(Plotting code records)

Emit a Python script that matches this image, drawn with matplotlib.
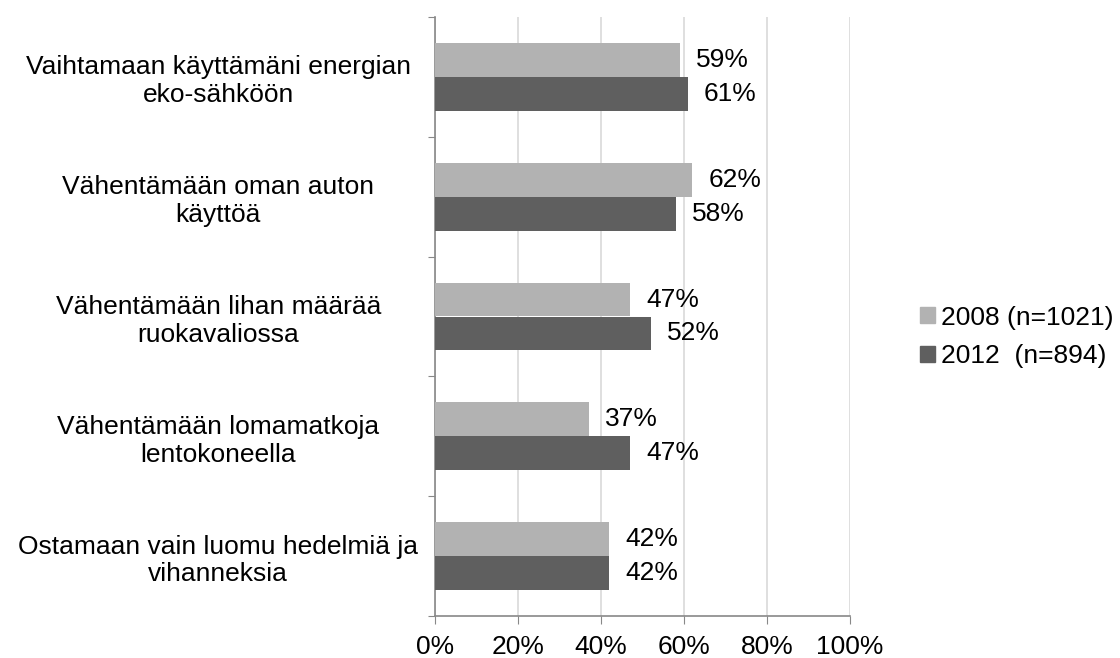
import matplotlib
matplotlib.use("Agg")
import matplotlib.pyplot as plt
import numpy as np
from matplotlib.patches import Patch

plt.rcParams['font.family'] = ['Liberation Sans', 'DejaVu Sans']

categories = [
    "Vaihtamaan käyttämäni energian\neko-sähköön",
    "Vähentämään oman auton\nkäyttöä",
    "Vähentämään lihan määrää\nruokavaliossa",
    "Vähentämään lomamatkoja\nlentokoneella",
    "Ostamaan vain luomu hedelmiä ja\nvihanneksia",
]
values_2008 = [59, 62, 47, 37, 42]
values_2012 = [61, 58, 52, 47, 42]
series_labels = ["2008 (n=1021)", "2012  (n=894)"]
xticks = [0, 20, 40, 60, 80, 100]

c_light = "#B2B2B2"
c_dark = "#5F5F5F"
FS = 19

fig = plt.figure(figsize=(11.2, 6.58), dpi=100)
ax = fig.add_axes([435/1120, 42/658, 415/1120, 599/658])

n = len(categories)
y = np.arange(n)
h = 0.283
ax.barh(y - h/2, values_2008, height=h, color=c_light, zorder=3)
ax.barh(y + h/2, values_2012, height=h, color=c_dark, zorder=3)

for yi, v in zip(y, values_2008):
    ax.annotate(f"{v}%", (v, yi - h/2), xytext=(11.5, 0), textcoords="offset points",
                va="center", ha="left", fontsize=FS)
for yi, v in zip(y, values_2012):
    ax.annotate(f"{v}%", (v, yi + h/2), xytext=(11.5, 0), textcoords="offset points",
                va="center", ha="left", fontsize=FS)

ax.set_ylim(n - 0.5, -0.5)
ax.set_xlim(0, 100)
ax.set_xticks(xticks)
ax.set_xticklabels([f"{t}%" for t in xticks], fontsize=FS)
ax.set_yticks(np.arange(n + 1) - 0.5)
ax.set_yticklabels([])
ax.set_yticks(y, minor=True)
ax.set_yticklabels(categories, minor=True, fontsize=FS, ha="center")
ax.tick_params(axis="y", which="minor", length=0, pad=156)
ax.tick_params(axis="y", which="major", length=5, color="#888888", direction="out")
ax.tick_params(axis="x", length=6, color="#888888", direction="out", pad=8)

ax.grid(axis="x", color="#D9D9D9", linewidth=1.2, zorder=0)
for s in ["top", "right"]:
    ax.spines[s].set_visible(False)
for s in ["left", "bottom"]:
    ax.spines[s].set_color("#888888")
    ax.spines[s].set_linewidth(1.2)

handles = [Patch(color=c_light), Patch(color=c_dark)]
fig.legend(handles, series_labels, loc="center left", bbox_to_anchor=(920/1120, 1 - 337/658),
           frameon=False, fontsize=FS, handlelength=0.55, handleheight=0.55,
           handletextpad=0.25, labelspacing=0.55, borderaxespad=0, borderpad=0)

fig.savefig("out.png", dpi=100)
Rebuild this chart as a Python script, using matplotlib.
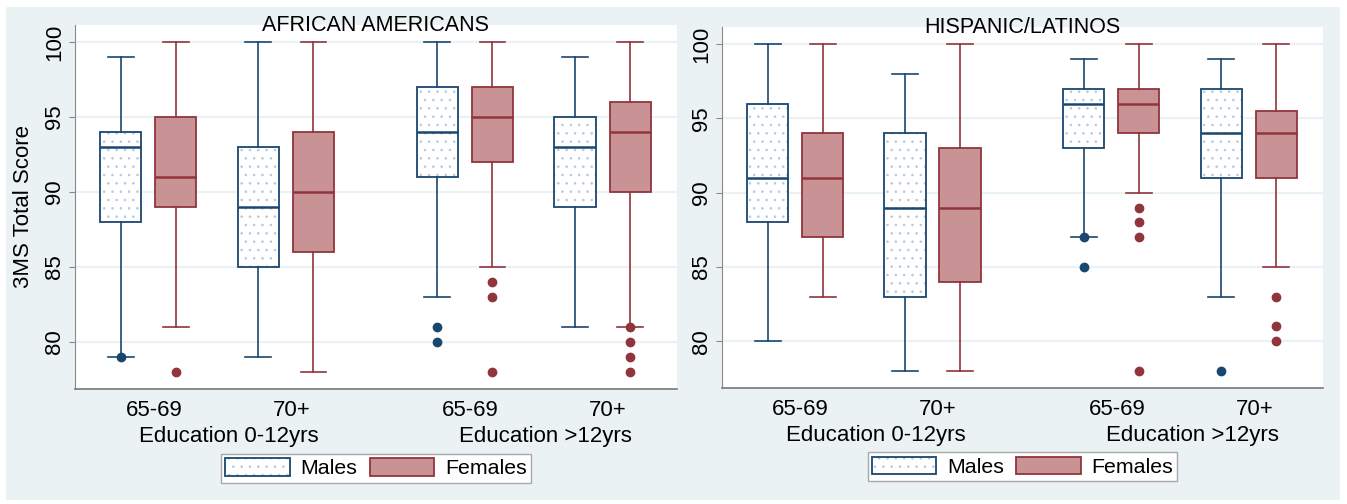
import numpy as np
import matplotlib.pyplot as plt
from matplotlib.patches import Rectangle, PathPatch, Patch
from matplotlib.legend_handler import HandlerTuple

plt.rcParams['font.family'] = ['Liberation Sans', 'DejaVu Sans']
plt.rcParams['hatch.linewidth'] = 0.6

#-------------------------------------------------------------------------------
# data: [lower whisker, q1, median, q3, upper whisker]
panels = ['AFRICAN AMERICANS', 'HISPANIC/LATINOS']
age_labels = ['65-69', '70+', '65-69', '70+']
edu_labels = ['Education 0-12yrs', 'Education >12yrs']

aa_males = [[79, 88, 93, 94, 99], [79, 85, 89, 93, 100],
            [83, 91, 94, 97, 100], [81, 89, 93, 95, 99]]
aa_females = [[81, 89, 91, 95, 100], [78, 86, 90, 94, 100],
              [85, 92, 95, 97, 100], [81, 90, 94, 96, 100]]
aa_males_out = [[79], [], [81, 80], []]
aa_females_out = [[78], [], [84, 83, 78], [81, 80, 79, 78]]

hl_males = [[80, 88, 91, 96, 100], [78, 83, 89, 94, 98],
            [87, 93, 96, 97, 99], [83, 91, 94, 97, 99]]
hl_females = [[83, 87, 91, 94, 100], [78, 84, 89, 93, 100],
              [90, 94, 96, 97, 100], [85, 91, 94, 95.5, 100]]
hl_males_out = [[], [], [87, 85], [78]]
hl_females_out = [[], [], [89, 88, 87, 78], [83, 81, 80]]

#-------------------------------------------------------------------------------
navy = '#1a476f'
maroon = '#90353b'
pink = '#c99295'
dots = '#b4c8de'
bg = '#eaf2f3'
fs = 16

pair_pos = np.array([0, 2.5, 5.75, 8.25])
off = 0.5

def stats(vals, outs):
    res = []
    for v, o in zip(vals, outs):
        res.append({'whislo': v[0], 'q1': v[1], 'med': v[2], 'q3': v[3],
                    'whishi': v[4], 'fliers': np.array(o)})
    return res

W, H = 1347, 504
fig = plt.figure(figsize=(W / 100, H / 100), dpi=100)
fig.patches.append(Rectangle((6 / W, 1 - 500 / H), 1334 / W, 493 / H,
                             transform=fig.transFigure, fc=bg, ec='none', zorder=-5))

ax_l = fig.add_axes([75 / W, 1 - 389 / H, 602 / W, 364 / H])
ax_r = fig.add_axes([722 / W, 1 - 388 / H, 601 / W, 361 / H])

data = [(aa_males, aa_males_out, aa_females, aa_females_out),
        (hl_males, hl_males_out, hl_females, hl_females_out)]

for ax, title, (m, mo, f, fo) in zip([ax_l, ax_r], panels, data):
    ax.set_facecolor('white')
    ax.set_xlim(-1.33, 9.6)
    ax.set_ylim(76.85, 101.15)
    for y in [80, 85, 90, 95, 100]:
        ax.axhline(y, color=bg, lw=1.6, zorder=0)

    # males
    bm = ax.bxp(stats(m, mo), positions=pair_pos - off, widths=0.75, capwidths=0.47,
                patch_artist=True,
                boxprops=dict(facecolor='white', edgecolor=dots, linewidth=0, hatch='..'),
                medianprops=dict(color=navy, linewidth=1.8),
                whiskerprops=dict(color=navy, linewidth=1.2),
                capprops=dict(color=navy, linewidth=1.2),
                flierprops=dict(marker='o', markerfacecolor=navy, markeredgecolor=navy,
                                markersize=6, linestyle='none'))
    for b in bm['boxes']:
        ax.add_patch(PathPatch(b.get_path(), fc='none', ec=navy, lw=1.3, zorder=2.1))

    # females
    ax.bxp(stats(f, fo), positions=pair_pos + off, widths=0.75, capwidths=0.47,
           patch_artist=True,
           boxprops=dict(facecolor=pink, edgecolor=maroon, linewidth=1.3),
           medianprops=dict(color=maroon, linewidth=1.8),
           whiskerprops=dict(color=maroon, linewidth=1.2),
           capprops=dict(color=maroon, linewidth=1.2),
           flierprops=dict(marker='o', markerfacecolor=maroon, markeredgecolor=maroon,
                           markersize=6, linestyle='none'))

    ax.set_xticks(pair_pos + 0.1)
    ax.set_xticklabels(age_labels, fontsize=fs)
    ax.tick_params(axis='x', length=0, pad=8)
    ax.set_yticks([80, 85, 90, 95, 100])
    ax.set_yticklabels(['80', '85', '90', '95', '100'], fontsize=fs,
                       rotation=90, va='center')
    ax.tick_params(axis='y', length=4.5, color='#888888', pad=2.5)
    for s in ['top', 'right']:
        ax.spines[s].set_visible(False)
    ax.spines['left'].set_color('#888888')
    ax.spines['bottom'].set_color('#777777')
    ax.spines['bottom'].set_linewidth(1.2)

    for i, lab in enumerate(edu_labels):
        xc = (pair_pos[2 * i] + pair_pos[2 * i + 1]) / 2 + 0.22
        ax.annotate(lab, xy=(xc, 0), xycoords=('data', 'axes fraction'),
                    xytext=(0, -34.5), textcoords='offset points',
                    ha='center', va='center', fontsize=fs)

    ax.text(0.5, 1 - 6 / 364, title, transform=ax.transAxes, ha='center',
            va='baseline', fontsize=15.5)

    m_fill = Patch(facecolor='white', edgecolor=dots, linewidth=0, hatch='..')
    m_edge = Patch(facecolor='none', edgecolor=navy, linewidth=1.3)
    f_patch = Patch(facecolor=pink, edgecolor=maroon, linewidth=1.3)
    ax.legend([(m_fill, m_edge), f_patch], ['Males', 'Females'],
              handler_map={tuple: HandlerTuple(ndivide=1)},
              loc='center', bbox_to_anchor=(0.5, -0.218), fontsize=15.4,
              ncol=2, frameon=True, fancybox=False, framealpha=1,
              edgecolor='#a8a8a8', handlelength=3.0, handleheight=0.9,
              handletextpad=0.5, columnspacing=0.6, borderpad=0.2,
              borderaxespad=0)

ax_l.set_ylabel('3MS Total Score', fontsize=fs, va='center')
ax_l.yaxis.set_label_coords(-0.085, 0.5)

fig.savefig('out.png', dpi=100)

Exercise requirements → Show each line of the listing that holds the string "script".

Exercise result →
Emit a Python script that matches this image, drawn with matplotlib.
Rebuild this chart as a Python script, using matplotlib.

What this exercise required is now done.